Benjamin Franklin and the “Wagon Affair” of 1755
By Alan Houston


This article presents edited transcriptions of nearly fifty previously unknown letters by, to, and about Benjamin Franklin. All date from the spring and summer of 1755 and focus on Franklin’s efforts to obtain horses, wagons, and supplies for Edward Braddock’s campaign against Fort Duquesne. Though Braddock and hundreds of his soldiers were killed in the ill-fated offensive, Franklin took pride in his contributions to the imperial war effort. In official documents he invoked Braddock’s praise to defend the reputation of the Pennsylvania Provincial Assembly. And in his Autobiography, Franklin rehearsed his own contributions to the wagon affair in detail, referring at one point to a “Quire Book of Letters written during this Transaction.” This document collection is the first published record of those letters. It introduces new Franklin correspondents and dramatically adds to existing correspondence with men including Braddock, William Shirley Jr., and William Franklin. In so doing it furnishes a wealth of new details that affect modern understanding of Benjamin Franklin, the wagon affair, and Pennsylvania politics on the eve of the Seven Years’ War.


A “Plain, Rejected Little Flock” : The Politics of Martyrological Self-Fashioning among Pennsylvania’s German Peace Churches, 1739–65
By Jan Stievermann


During the middle decades of the eighteenth century, Pennsylvania’s German Peace Churches produced a plethora of texts that celebrated the ideal of nonresistant martyrdom, ranging from political tracts and shorter devotional writings to several monumental works, such as the 1748 High German edition of the Martyrer-Spiegel (The Martyrs Mirror). The cross-denominational mobilization and reinterpretation of the historical memory about pacifist martyrs contributed significantly to the growth of an ecumenical group consciousness among Mennonites, Amish, Dunkers, Moravians, and Schwenkfelders who not only felt physically threatened by warfare but also feared a violation of their essential beliefs in the form of coercive militia acts. Harnessed by religious leaders and journalists, such as Christoph Saur, this communal self-fashioning as Christ’s suffering witnesses was instrumental in rallying the German-speaking pacifist groups to resist Pennsylvania’s militarization and to withstand the pressure to integrate themselves into an English-dominated society ever more intolerant of conscientious objectors as it was being drawn into Britain’s imperial wars. Their shared language of martyrdom helped the German Peace Churches to define themselves collectively as a doubly marginal ethnoreligious minority within the colony at large and vis-à-vis their increasingly antagonistic Lutheran and Reformed compatriots. If the ideal of meek suffering for Christ at least partly counteracted the pull of ethnic solidarity, it also challenged the racialized solidarity of English and many church Germans against the Indians.

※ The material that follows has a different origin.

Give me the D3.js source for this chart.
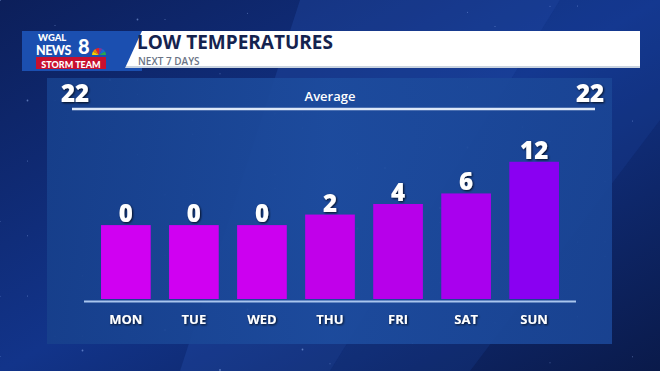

Elizabeth Whitman’ s Disappearance and Her “Disappointment”
By Bryan Waterman


This article examines the circulation of the most important American seduction narrative from the 1780s—that of Elizabeth Whitman, thirty-seven-year-old daughter of a respected Hartford family, a well-connected poet, and prototype of the heroine in Hannah Webster Foster’s The Coquette (1797)—to understand better the relationship between such stories, their mediation in print, and the gendered dimensions of the new nation’s information culture. In contrast to the conventional wisdom that the entire New England press and pulpit bore down on her, Whitman’s story unfolded in just three distinct waves of original commentary followed by small flurries of regional reprintings. Each reveals an eagerness to convert the story into moral lectures, but the moral remained subject to dispute as readers differed on the role that Whitman’s female, and poetic, sensibility played in her seduction. Whitman’s headstone, its epitaph, and nineteenth-century accounts of its gradual destruction by relic seekers reveal ways in which her story figured in debates about reading, writing, and female sensibility that persisted long after her death, making it clear that this popular story, in its multiple forms, served cultural purposes that extended far beyond the local politics of the founding era.


The Legal Structure of Colonial Rule during the French Revolution
By Miranda Spieler


This article investigates the legal relationship between the metropolitan French state and Atlantic colonies during the French Revolution. It examines the repertoire of legal devices that developed in this period for the purpose of setting the colonial empire out of reach of French rights declarations and constitutions. Between the Declaration of the Rights of Man and Citizen (1789) and the 1799 coup d’état of Napoleon Bonaparte, revolutionary legislators drew on a range of obstructionist legal tactics that would define the empire as an anomalous space beyond reach of legal norms of the New Regime. Before the 1794 emancipation decree, metropolitan legislators used the law to reconcile the new French rights culture with the persistence of slavery overseas. After the 1794 decree, metropolitan legislators obstructed the extension to imperial territory of legal structures that were known to be foundational to French civic practice. By moving between France and the colonies, the author suggests that these obstructionist tactics had a considerable effect on colonial experience by withholding elementary juridical and administrative institutions from overseas territory and by authorizing despotic modes of imperial governance.